Putting 24 strangers together in a basic, rural location might make good TV, but it’s a risky manoeuvre. Those who can’t hack it leave fairly swiftly, but the core that remain bond remarkably quickly. For the youngsters on the show, who seldom had to bother about other people in their former lives, this new sense of belonging is a joy to see.

2. Family matters

The Simpler Life also conveys the importance of family in a subtle, yet powerful, way. A particularly moving moment occurs when 28-year-old content creator, Victoria, develops a deep bond with Edna Miller, the Amish mother. Victoria opens up about her lack of close relationship with her own mother and, in Edna, she finds both a maternal figure and role model. Not to give away any spoilers, but when the Amish family leave the participants to their own devices and depart from the farm, I’d be surprised if any viewer does not feel compassion for Victoria. It really does feel like a family departure, with all the heartache that brings.

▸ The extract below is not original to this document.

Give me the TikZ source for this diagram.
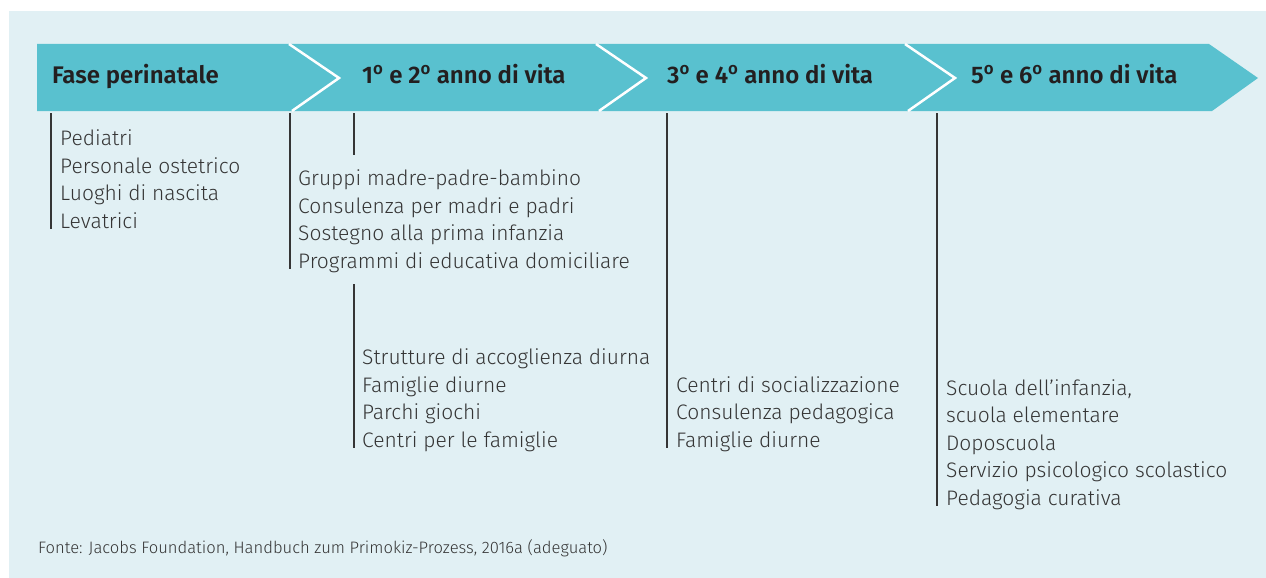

Forgoing modern comforts can be tough, especially if consolation cannot be found in the transcendent

While many singletons on the show are searching for meaning, the Millers have already found it. Other factors undoubtedly play into their contentment, but there’s no shying away from the happiness their family unit brings them.

3. Material detachment is possible

As Lent draws to a close and we reflect on the ways in which we’ve (inevitably) failed to keep up any Lenten penances we decided to adopt, we are reminded that, as Christians, we might not be as detached from the material world as we would like. But seeing 24 urbanites shipped off to rural Devon without phones, makeup or chocolate reminds us that material detachment is, in fact, possible.

Some participants have a harder time adjusting than others, but a strong core succeed. “We need food. We don’t need alcohol,” is one revelation made by a participant when arguing starts over whether a few beers could be introduced to the farm. Some other participants want a radio, to dance or keep up with the footie, but later, the radio is returned and a renewed commitment to a lack of materiality is made. Any Christian could learn a thing or two from these Amish LARPers about living simply.

4. Traditional can be good

In order to fully embrace their Amish lifestyle, the contestants get stuck into traditional gender roles. With the women in the kitchen, cooking and doing the laundry, the men show off their brawn in the fields. For some, being confined to kitchen chores is aggravating but, for many, the roles are liberating, offering the opportunity to foster fraternal or sororal bonds. In such circumstances, the gender stereotypes seem less cliché and more of a chance to learn something about oneself in a supportive environment. Far from finding it stifling, one participant reflects that she’s discovered she can be a “homemaker”.

For a 21st Century TV show - on Channel 4 no less - to present seemingly-outdated stereotypes in a neutral, and arguably positive, way makes a pleasant change. While I hope The Simpler Life doesn’t send girls running to the laundry room, if it reduces the taboo surrounding individuals freely choosing a home-centred way of life (should they wish for it), I’m glad.

5. It doesn’t always go to plan

The Simpler Life clearly communicates the message that we do not always get it right. The lifestyle does not agree with everyone - in fact, the dropout rate is high and departures happen quickly. Without faith in God as a driving force for withdrawing from the modern world, such a low success rate is perhaps not too surprising. Forgoing modern comforts can be tough at the best of times, let alone if consolation cannot be found in the transcendent. But ultimately, the participants are there to learn, and it’s good to see those who persevere when things don’t go to plan.

Tears, stress and cross words may get in the way of perfect harmony, but this is real life. The Simpler Life reveals human brokenness but also the resolve to improve. In short, it shows hope.

It’s more than just the scientific community who can learn a thing or two from this Amish reality TV experiment. Watching others adapt to a simpler way of life can remind Christians of its value too. Who knows, it might even have a few of us homesteading by the end of the series.